It’s the homestretch for Seattle students! June 20 marks the final day of school for the district’s high-school seniors, and everyone else will finish the school year next week on June 27.

Of course, that doesn’t mean you have to stop learning. Take your much-needed break, unwind, then come back for these great education stories.

We’re sharing the “What We’re Reading” section from our weekly Education Lab newsletter right here.

Subscribe to the newsletter to see our favorite education stories from around the country in your inbox first, plus our best features from the week and Seattle-area education events. The newsletter also includes opportunities for readers to join the conversation.

Here’s what we’re reading this week.

How did Teach for America become an arm of the charter-school movement? An investigation from ProPublica revealed the Walton Family Foundation, Teach for America’s largest private donor, was paying $4,000 for every teacher placed in a traditional public school but $6,000 for every one placed in a charter school. Teach for America’s original mission was to alleviate teacher shortages in public schools, but the donations from school-choice advocates corresponded to a shift in the organization’s direction: “Although only 7% of students go to charter schools, Teach for America sent almost 40% of its 6,736 teachers to them in 2018 — up from 34% in 2015 and 13% in 2008.”

Government officials have said public schools rarely restrain students or isolate them in separate rooms to deal with behavior issues, but now they aren’t quite sure. A new federal watchdog report questions the quality of the data the U.S. Department of Education collects on restraint and seclusion. “Our findings raise serious concerns about underreporting and misreporting of the use of seclusion and restraint,” the author of the report told NPR. “It is therefore not possible to know the extent of the use of seclusion and restraint nationwide.” Stay tuned for a local look at these numbers, and why they matter.

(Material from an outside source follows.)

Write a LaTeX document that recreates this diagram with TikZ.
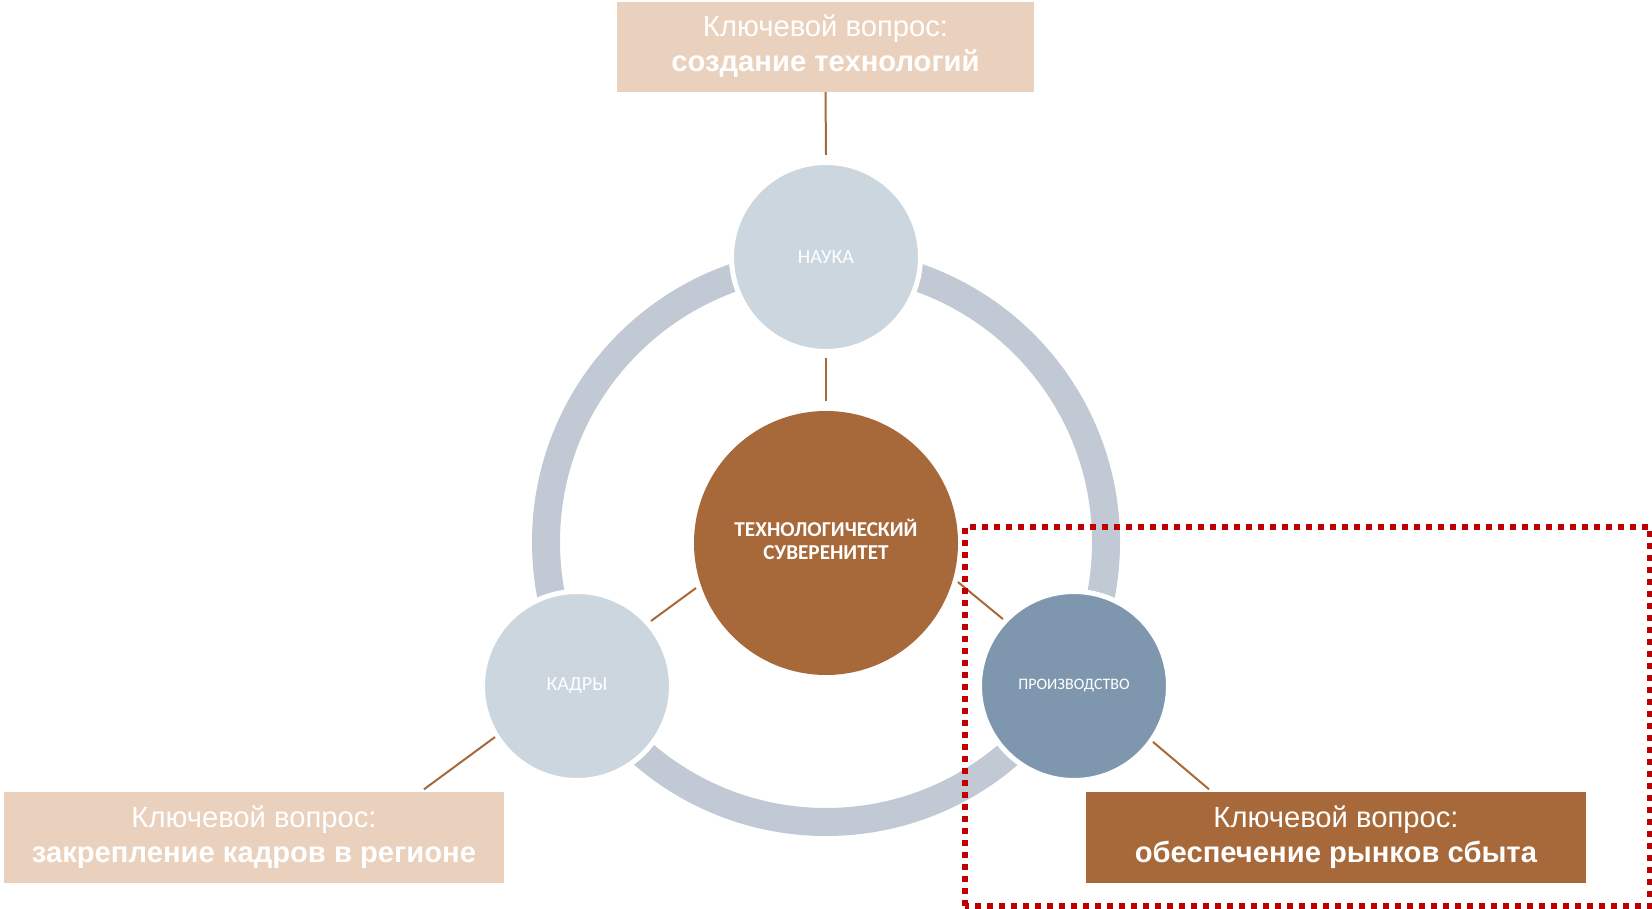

The driver of a school bus for students with disabilities in Maryland is retiring, and he’s giving his early retirement incentive back to the school’s autism program. Ted Quatman has been driving Bus 327 at Darlington Elementary School for nine years. His district offers a $500 incentive for notifying them of retirement early, but Quatman is giving it back to the program that supports many of the students he got to know. “[I thought] I could drive a school bus, not knowing I’d have the most lovable kids in the world,” Quatman told The Baltimore Sun. “You learn to fall in love with these kids. It’s not something that wears off. I think a lot about them.”